Start Data listing

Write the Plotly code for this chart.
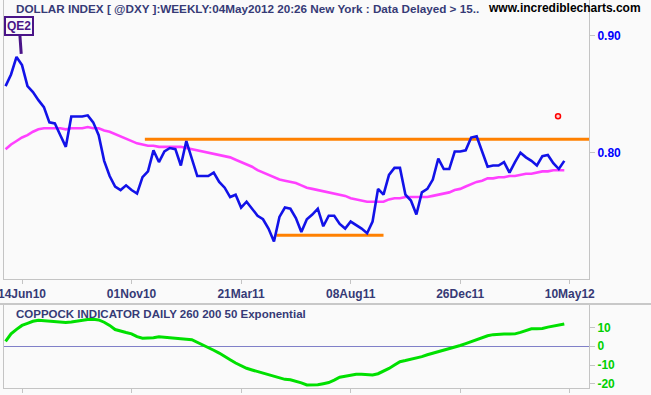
import pandas as pd
import plotly.graph_objects as go

# ---------------- data ----------------
start_date = "2010-05-24"
n_weeks = 103
dates = pd.date_range(start_date, periods=n_weeks, freq="7D")

dollar_index = [
    0.857, 0.867, 0.882, 0.875, 0.857, 0.852, 0.845, 0.839, 0.826, 0.825,
    0.815, 0.805, 0.831, 0.831, 0.831, 0.832, 0.826, 0.815, 0.793, 0.780,
    0.771, 0.768, 0.772, 0.768, 0.765, 0.779, 0.784, 0.802, 0.792, 0.801,
    0.804, 0.803, 0.789, 0.810, 0.794, 0.780, 0.780, 0.780, 0.783, 0.775,
    0.770, 0.762, 0.764, 0.753, 0.758, 0.752, 0.746, 0.743, 0.735, 0.724,
    0.745, 0.753, 0.752, 0.744, 0.732, 0.743, 0.747, 0.752, 0.737, 0.746,
    0.746, 0.739, 0.735, 0.741, 0.738, 0.735, 0.731, 0.741, 0.769, 0.764,
    0.781, 0.787, 0.787, 0.764, 0.759, 0.747, 0.766, 0.769, 0.777, 0.795,
    0.786, 0.786, 0.801, 0.801, 0.802, 0.813, 0.814, 0.801, 0.788, 0.789,
    0.789, 0.792, 0.783, 0.792, 0.800, 0.796, 0.793, 0.789, 0.797, 0.798,
    0.791, 0.786, 0.793,
]

moving_average = [
    0.803, 0.807, 0.810, 0.813, 0.815, 0.818, 0.820, 0.821, 0.821, 0.821,
    0.821, 0.820, 0.821, 0.821, 0.821, 0.822, 0.821, 0.821, 0.819, 0.818,
    0.816, 0.814, 0.812, 0.810, 0.808, 0.807, 0.806, 0.806, 0.805, 0.805,
    0.805, 0.805, 0.805, 0.804, 0.803, 0.802, 0.801, 0.800, 0.799, 0.798,
    0.797, 0.796, 0.794, 0.792, 0.790, 0.788, 0.785, 0.783, 0.781, 0.779,
    0.777, 0.776, 0.775, 0.774, 0.772, 0.770, 0.769, 0.768, 0.767, 0.766,
    0.765, 0.764, 0.763, 0.761, 0.760, 0.759, 0.758, 0.758, 0.758, 0.758,
    0.760, 0.761, 0.761, 0.762, 0.762, 0.762, 0.762, 0.762, 0.763, 0.764,
    0.765, 0.766, 0.768, 0.769, 0.771, 0.773, 0.775, 0.776, 0.778, 0.778,
    0.779, 0.779, 0.780, 0.780, 0.781, 0.782, 0.782, 0.783, 0.784, 0.784,
    0.785, 0.785, 0.785,
]

coppock = [
    2.6, 6.6, 9.0, 11.1, 12.2, 13.3, 13.9, 13.7, 13.6, 13.4,
    13.0, 12.7, 12.9, 13.4, 13.9, 14.2, 14.4, 14.0, 12.8, 11.1,
    8.9, 7.9, 7.3, 6.6, 5.1, 4.3, 4.3, 4.6, 5.1, 4.9,
    4.7, 4.5, 4.2, 3.8, 3.5, 2.2, 0.7, -0.6, -2.1, -3.6,
    -5.2, -7.2, -8.9, -10.3, -11.7, -12.6, -13.5, -14.3, -15.2, -16.1,
    -17.0, -17.6, -17.8, -18.5, -19.5, -20.6, -20.6, -20.5, -19.9, -19.3,
    -18.0, -16.5, -15.9, -15.2, -14.9, -14.9, -15.0, -15.3, -14.6, -13.4,
    -11.8, -10.0, -8.2, -7.6, -7.0, -6.4, -5.5, -4.5, -3.7, -3.0,
    -2.3, -1.6, -0.6, 0.4, 1.4, 2.5, 3.7, 4.9, 5.6, 6.2,
    6.5, 6.5, 6.5, 6.6, 7.4, 8.5, 9.3, 9.3, 9.5, 10.2,
    10.7, 11.3, 11.9,
]

resistance_dates = ["2010-11-18", "2012-06-08"]
resistance_level = [0.8115, 0.8115]
support_dates = ["2011-05-05", "2011-09-19"]
support_level = [0.7292, 0.7292]

marker_date = ["2012-04-29"]
marker_value = [0.8312]

qe2_date = "2010-06-13"
qe2_value = 0.8846

tick_dates = ["2010-06-14", "2010-11-01", "2011-03-21", "2011-08-08", "2011-12-26", "2012-05-14"]
tick_labels = ["14Jun10", "01Nov10", "21Mar11", "08Aug11", "26Dec11", "10May12"]

price_ticks = [0.80, 0.90]
price_tick_labels = ["0.80", "0.90"]
coppock_ticks = [-20, -10, 0, 10]
coppock_tick_labels = ["-20", "-10", "0", "10"]

title_text = "DOLLAR INDEX [ @DXY ]:WEEKLY:04May2012 20:26 New York : Data Delayed > 15.."
site_text = "www.incrediblecharts.com"
indicator_text = "COPPOCK INDICATOR DAILY 260 200 50 Exponential"

# ---------------- figure ----------------
W, H = 651, 395
ml, mr, mt, mb = 4, 62, 0, 7
plot_h = H - mt - mb  # 388


def py(px):
    """pixel y (from top) -> paper y"""
    return (plot_h - (px - mt)) / plot_h


def pxx(px):
    return (px - ml) / (W - ml - mr)


BG = "#FAFAFA"
NAVY = "#363A76"
GRID = "#C4C4C4"
FONT = "Liberation Sans, Arial, sans-serif"
x_range = ["2010-05-22", "2012-06-07 14:00"]

fig = go.Figure()

fig.add_trace(go.Scatter(x=dates, y=moving_average, mode="lines",
                         line=dict(color="#FF40FF", width=2.6), xaxis="x", yaxis="y"))
fig.add_trace(go.Scatter(x=resistance_dates, y=resistance_level, mode="lines",
                         line=dict(color="#FF8000", width=3), xaxis="x", yaxis="y"))
fig.add_trace(go.Scatter(x=support_dates, y=support_level, mode="lines",
                         line=dict(color="#FF8000", width=3), xaxis="x", yaxis="y"))
fig.add_trace(go.Scatter(x=dates, y=dollar_index, mode="lines",
                         line=dict(color="#1212E8", width=2.6), xaxis="x", yaxis="y"))
fig.add_trace(go.Scatter(x=marker_date, y=marker_value, mode="markers",
                         marker=dict(size=5, color="#FFD0D0", line=dict(color="#FF0000", width=1.5)),
                         xaxis="x", yaxis="y"))
fig.add_trace(go.Scatter(x=dates, y=coppock, mode="lines",
                         line=dict(color="#00E000", width=3), xaxis="x2", yaxis="y2"))

main_bottom = py(279)
low_top = py(304)

fig.update_layout(
    template="none",
    width=W, height=H,
    margin=dict(l=ml, r=mr, t=mt, b=mb, autoexpand=False),
    paper_bgcolor=BG, plot_bgcolor=BG,
    showlegend=False,
    font=dict(family=FONT),
    xaxis=dict(domain=[0, 1], range=x_range, type="date", anchor="y",
               tickvals=tick_dates, ticktext=tick_labels, ticklabeloverflow="allow",
               ticks="outside", ticklen=4, tickcolor=GRID,
               showline=True, linecolor=GRID, linewidth=1,
               showgrid=False, zeroline=False, automargin=False,
               tickfont=dict(size=12, color=NAVY, weight="bold")),
    yaxis=dict(domain=[main_bottom, 1], range=[0.6918, 0.9308], side="right", anchor="x",
               tickvals=price_ticks, ticktext=price_tick_labels,
               ticks="outside", ticklen=5, tickcolor=GRID,
               showline=True, linecolor=GRID, linewidth=1, mirror=True,
               showgrid=False, zeroline=False, automargin=False,
               tickfont=dict(size=12, color="#0000FF", weight="bold")),
    xaxis2=dict(domain=[0, 1], range=x_range, type="date", anchor="y2",
                tickvals=tick_dates, showticklabels=False,
                ticks="outside", ticklen=4, tickcolor=GRID,
                showline=True, linecolor=GRID, linewidth=1,
                showgrid=False, zeroline=False, automargin=False),
    yaxis2=dict(domain=[0, low_top], range=[-22.2, 22.5], side="right", anchor="x2",
                tickvals=coppock_ticks, ticktext=coppock_tick_labels,
                ticks="outside", ticklen=5, tickcolor=GRID,
                showline=True, linecolor=GRID, linewidth=1, mirror=True,
                showgrid=False, zeroline=True, zerolinecolor="#8080C8", zerolinewidth=1,
                automargin=False,
                tickfont=dict(size=12, color="#00D000", weight="bold")),
)

# separator between panels
fig.add_shape(type="line", xref="paper", yref="paper",
              x0=pxx(0), x1=pxx(W), y0=py(304), y1=py(304),
              line=dict(color="#C8C8C8", width=2))

fig.add_annotation(text=title_text, xref="paper", yref="paper",
                   x=pxx(14), y=py(8.5), xanchor="left", yanchor="middle",
                   showarrow=False, font=dict(size=11.7, color=NAVY, weight="bold"))
fig.add_annotation(text=site_text, xref="paper", yref="paper",
                   x=pxx(643), y=py(8), xanchor="right", yanchor="middle",
                   showarrow=False, font=dict(size=12, color="#000000", weight="bold"))
fig.add_annotation(text=indicator_text, xref="paper", yref="paper",
                   x=pxx(14), y=py(313.5), xanchor="left", yanchor="middle",
                   showarrow=False, font=dict(size=11.5, color=NAVY, weight="bold"))

fig.add_annotation(text="QE2", x=qe2_date, y=qe2_value, xref="x", yref="y",
                   showarrow=True, arrowhead=0, arrowwidth=3, arrowcolor="#4A1488",
                   ax=-2, ay=-28, bordercolor="#4A1488", borderwidth=2, borderpad=1,
                   bgcolor=BG, font=dict(size=12, color="#4A1488", weight="bold"))

fig.write_html("out.html",
               config={"displayModeBar": False},
               post_script="document.body.style.margin='0';document.body.style.overflow='hidden';"
                           "document.body.style.background='#FAFAFA';")
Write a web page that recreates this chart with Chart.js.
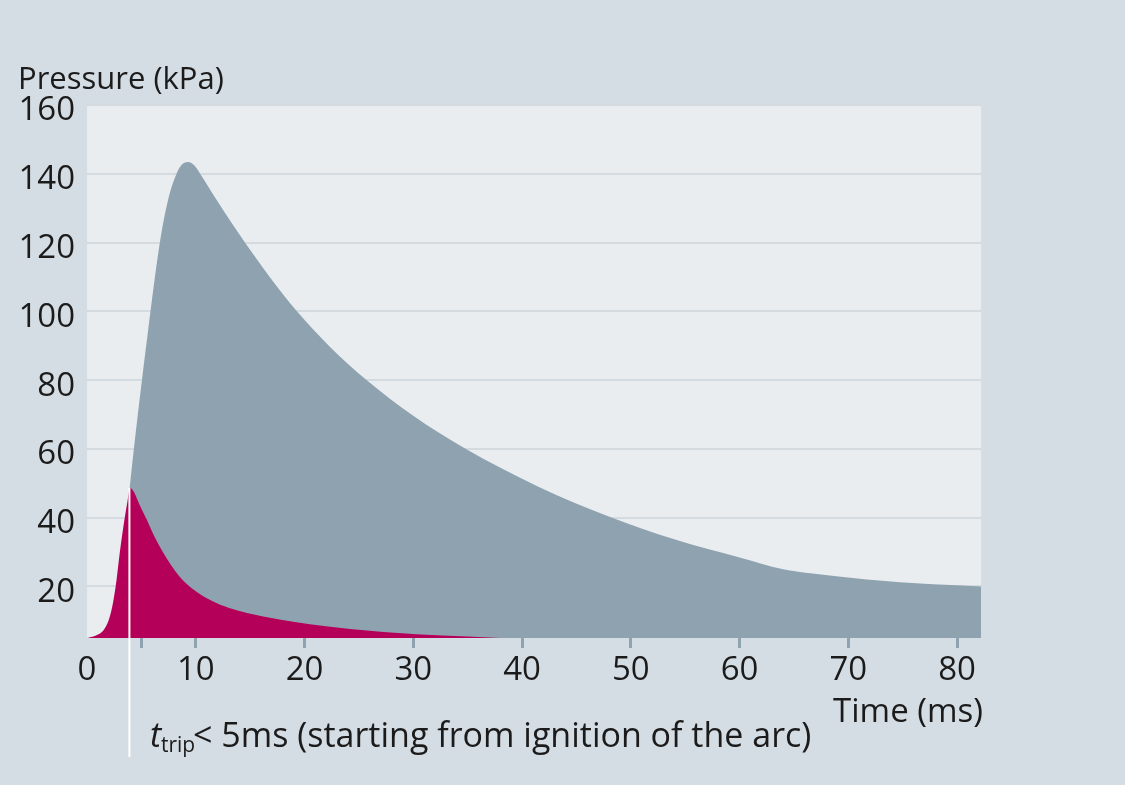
<!DOCTYPE html>
<html>
<head>
<meta charset="utf-8">
<script src="https://cdn.jsdelivr.net/npm/chart.js@4/dist/chart.umd.min.js"></script>
<style>
	html, body { margin: 0; padding: 0; background: #d5dde4; }
	#wrap { width: 1125px; height: 785px; }
</style>
</head>
<body>
<div id="wrap"><canvas id="pressure-plot" width="1125" height="785"></canvas></div>
<script>

/* values */

const grayTime = [ 0, 2.0, 3.0, 3.9, 4.6, 5.6, 6.7, 7.5, 8.1, 8.6, 9.3, 9.9, 10.4, 12.0, 14.3, 16.8, 19.3, 22.3, 25.7, 30.0, 34.8, 41.5, 48.1, 54.0, 60.0, 64.0, 66.5, 71.7, 77.8, 82.2 ];
const grayPressure = [ 5, 6, 20, 48, 68, 94, 120, 133, 139, 142.2, 143.4, 142.3, 140, 132, 121, 110, 100, 89.8, 80, 69.6, 60, 49, 40.2, 33.7, 28.4, 25, 23.8, 22, 20.6, 20 ];

const redTime = [ 0, 0.3, 1.0, 1.5, 2.0, 2.4, 2.7, 3.0, 3.35, 3.7, 3.95, 4.3, 4.8, 5.5, 6.2, 7.0, 8.5, 10.0, 11.6, 13.0, 14.7, 17.7, 20.5, 24.2, 30.3, 35.0, 38.0 ];
const redPressure = [ 5, 5.2, 6.0, 7.2, 10.2, 15.4, 21.5, 29.5, 37.5, 44.3, 48.7, 47.5, 44, 39.4, 34.5, 29.9, 22.9, 18.6, 15.6, 13.8, 12.3, 10.4, 9.0, 7.6, 6.1, 5.4, 5 ];

const xTicks = [ 0, 5, 10, 20, 30, 40, 50, 60, 70, 80 ];
const yTicks = [ 20, 40, 60, 80, 100, 120, 140, 160 ];

const tripTime = 3.9;
const tripPressure = 48.7;

const toPoints = ( xs, ys ) => xs.map( ( x, i ) => ( { x: x, y: ys[ i ] } ) );

const textColor = '#1b1b1b';
const fontName = '"Open Sans", "Noto Sans", sans-serif';


/* plot background, white trip line and the loose texts */

const decor = {
	id: 'decor',
	beforeDraw( chart ) {
		const { ctx, chartArea } = chart;
		ctx.save();
		ctx.fillStyle = '#e9edf0';
		ctx.fillRect( chartArea.left, chartArea.top, chartArea.right - chartArea.left, chartArea.bottom - chartArea.top );
		ctx.restore();
	},
	afterDraw( chart ) {
		const { ctx } = chart;
		const x = chart.scales.x.getPixelForValue( tripTime );
		const y = chart.scales.y.getPixelForValue( tripPressure );

		ctx.save();
		ctx.strokeStyle = '#ffffff';
		ctx.lineWidth = 2;
		ctx.beginPath();
		ctx.moveTo( x, y );
		ctx.lineTo( x, 757 );
		ctx.stroke();

		ctx.fillStyle = textColor;
		ctx.textBaseline = 'alphabetic';

		ctx.font = '31px ' + fontName;
		ctx.textAlign = 'left';
		ctx.fillText( 'Pressure (kPa)', 18, 89 );

		ctx.font = '33px ' + fontName;
		ctx.textAlign = 'right';
		ctx.fillText( 'Time (ms)', 983, 722 );

		ctx.textAlign = 'left';
		ctx.font = 'italic 34px ' + fontName;
		ctx.fillText( 't', 150, 747 );
		ctx.font = '21px ' + fontName;
		ctx.fillText( 'trip', 161, 752 );
		ctx.font = '34px ' + fontName;
		ctx.fillText( '< 5ms (starting from ignition of the arc)', 193, 747 );
		ctx.restore();
	}
};


const pressureCTX = document.getElementById('pressure-plot');

const pressureData = {
	datasets: [{
		label: 'Current limiting',
		data: toPoints( redTime, redPressure ),
		backgroundColor: '#b5005a',
		borderWidth: 0,
		pointRadius: 0,
		fill: 'origin',
		cubicInterpolationMode: 'monotone'
	},{
		label: 'Without',
		data: toPoints( grayTime, grayPressure ),
		backgroundColor: '#8ea3af',
		borderWidth: 0,
		pointRadius: 0,
		fill: 'origin',
		cubicInterpolationMode: 'monotone'
	}],
};

const pressureOptions = {
	responsive: false,
	animation: false,
	layout: {
		padding: { left: 0, top: 105, right: 144, bottom: 87 }
	},
	plugins: {
		legend: { display: false },
		tooltip: { enabled: false }
	},
	scales: {
		x: {
			type: 'linear',
			min: 0,
			max: 82.2,
			afterBuildTicks: ( scale ) => { scale.ticks = xTicks.map( v => ( { value: v } ) ); },
			afterFit: ( scale ) => { scale.height = 60; },
			border: { display: false },
			grid: {
				drawOnChartArea: false,
				tickLength: 10,
				tickWidth: 3,
				tickColor: ( c ) => c.tick && c.tick.value === 0 ? 'rgba(0,0,0,0)' : '#8fa3b0'
			},
			ticks: {
				color: textColor,
				font: { family: fontName, size: 33 },
				padding: 3,
				maxRotation: 0,
				autoSkip: false,
				callback: ( v ) => v === 5 ? '' : v
			}
		},
		y: {
			min: 5,
			max: 160,
			afterBuildTicks: ( scale ) => { scale.ticks = yTicks.map( v => ( { value: v } ) ); },
			afterFit: ( scale ) => { scale.width = 87; },
			border: { display: false },
			grid: {
				color: '#d3dbe1',
				lineWidth: 2,
				drawTicks: false
			},
			ticks: {
				color: textColor,
				font: { family: fontName, size: 33 },
				padding: 12,
				labelOffset: 6
			}
		}
	}
};

const pressureChart = new Chart( pressureCTX, {
	type: 'line',
	data: pressureData,
	options: pressureOptions,
	plugins: [ decor ]
});

</script>
</body>
</html>
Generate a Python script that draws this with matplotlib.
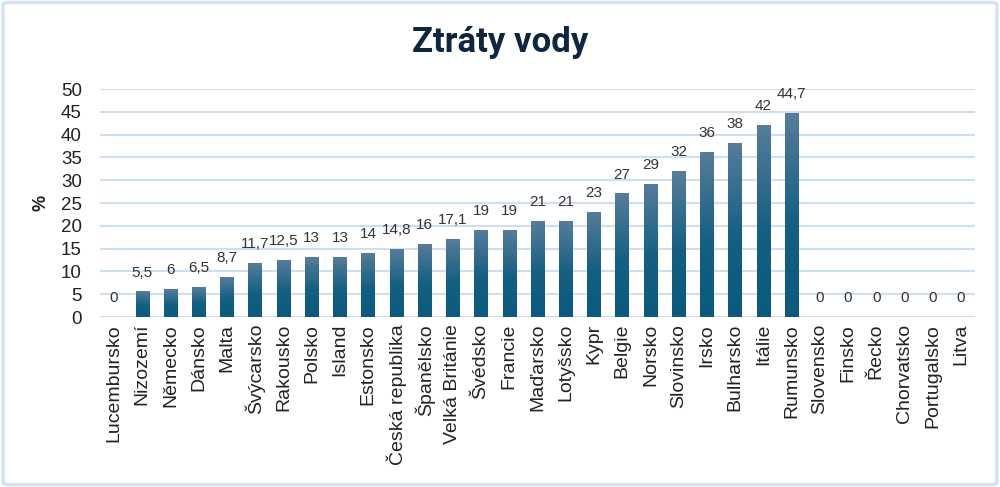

End Data listing

■ **Your instructions**
Both the line containing "Write a web" and the line containing "/* values */" belong in the copy, along with every line between them. Reproduce that stretch exactly, without the pictures.

■ **Worked solution**
Write a web page that recreates this chart with Chart.js.
<!DOCTYPE html>
<html>
<head>
<meta charset="utf-8">
<script src="https://cdn.jsdelivr.net/npm/chart.js@4/dist/chart.umd.min.js"></script>
<style>
	html, body { margin: 0; padding: 0; background: #d5dde4; }
	#wrap { width: 1125px; height: 785px; }
</style>
</head>
<body>
<div id="wrap"><canvas id="pressure-plot" width="1125" height="785"></canvas></div>
<script>

/* values */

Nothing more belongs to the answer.